Rise Time: This specification is related to bandwidth and indicates how quickly the oscilloscope can respond to fast signal transitions. Rise time is defined as the time it takes for the oscilloscope to display a signal that rises from 10% to 90% of its final value. A lower rise time corresponds to a faster oscilloscope response.
Sampling Rate: The sampling rate determines how frequently the oscilloscope takes samples of the input signal. It is usually given in samples per second (Sa/s or S/s). The Nyquist theorem dictates that the sampling rate should be at least twice the highest frequency component in the signal to avoid aliasing.
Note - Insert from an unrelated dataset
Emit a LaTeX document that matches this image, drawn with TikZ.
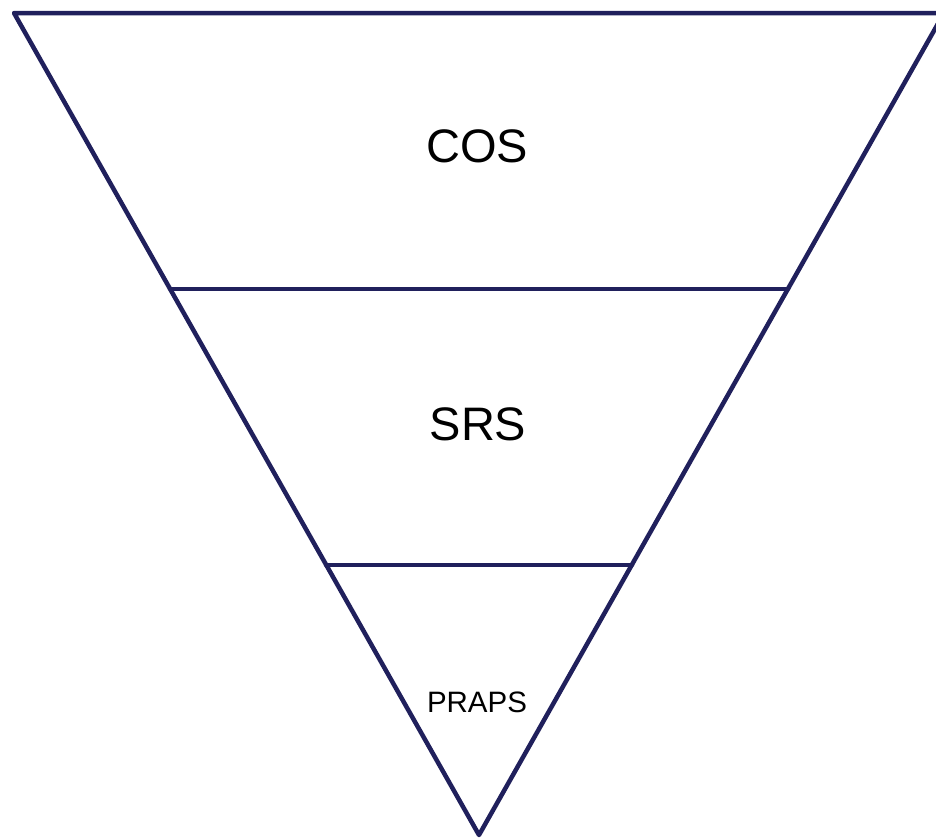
\documentclass[tikz,border=0pt]{standalone}
\usepackage{fontspec}
\setmainfont{Liberation Sans}
\definecolor{navy}{RGB}{32,32,92}
\begin{document}
\begin{tikzpicture}[x=1pt,y=-1pt,
  edge/.style={draw=navy,line width=4.5pt,line join=round,line cap=round},
  biglabel/.style={font=\fontsize{47}{56}\selectfont,text=black},
  smalllabel/.style={font=\fontsize{29.5}{35}\selectfont,text=black}]
\useasboundingbox (0,0) rectangle (936,839);
\clip (0,0) rectangle (936,839);
\coordinate (tl) at (14,13);
\coordinate (tr) at (944,13);
\coordinate (ap) at (479,835);
\coordinate (l1) at (170,289);
\coordinate (r1) at (788,289);
\coordinate (l2) at (326,565);
\coordinate (r2) at (632,565);
\draw[edge] (tl) -- (tr) -- (ap) -- cycle;
\draw[edge] (l1) -- (r1);
\draw[edge] (l2) -- (r2);
\node[biglabel] (cos) at (477,146) {COS};
\node[biglabel] (srs) at (478,424) {SRS};
\node[smalllabel] (praps) at (477,702) {PRAPS};
\end{tikzpicture}
\end{document}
Memory Depth: This specification refers to the amount of signal data the oscilloscope can capture and store. It is measured in points or samples. A deeper memory allows you to capture longer time intervals at higher resolutions.
Vertical Resolution: Vertical resolution indicates the number of distinct voltage levels that can be displayed on the vertical axis. It is often given in bits and determines the amplitude accuracy of the measurements.
Horizontal Time Base Range: The time base range specifies the range of time durations that can be displayed on the horizontal axis. It is usually given in seconds per division (s/div) or milliseconds per division (ms/div).
Number of Channels: This indicates how many input channels the oscilloscope has. Common oscilloscopes have 2 or 4 channels, but higher-end models can have more.
Input Impedance: Input impedance refers to the resistance and capacitance values that represent the oscilloscope's input characteristics. It affects how the oscilloscope interacts with the circuit under test.
Triggering Options: Oscilloscopes offer various triggering options to help stabilize and capture signals of interest. Common trigger types include edge, pulse width, video, and pattern triggers.
Display Type and Size: The display is how you visually interact with the oscilloscope. Modern oscilloscopes usually have digital displays (LCDs) of varying sizes that allow for clear signal visualization.
Connectivity: Look for the types of connectivity options the oscilloscope provides, such as USB, Ethernet, and Wi-Fi, for data transfer and remote control.
Math and Analysis Functions: High-end oscilloscopes offer built-in math functions and analysis capabilities, such as FFT (Fast Fourier Transform), waveform math, and advanced measurements.
When evaluating oscilloscope specifications, it's important to consider your specific measurement needs and the type of signals you'll be working with to ensure you choose an oscilloscope that meets your requirements.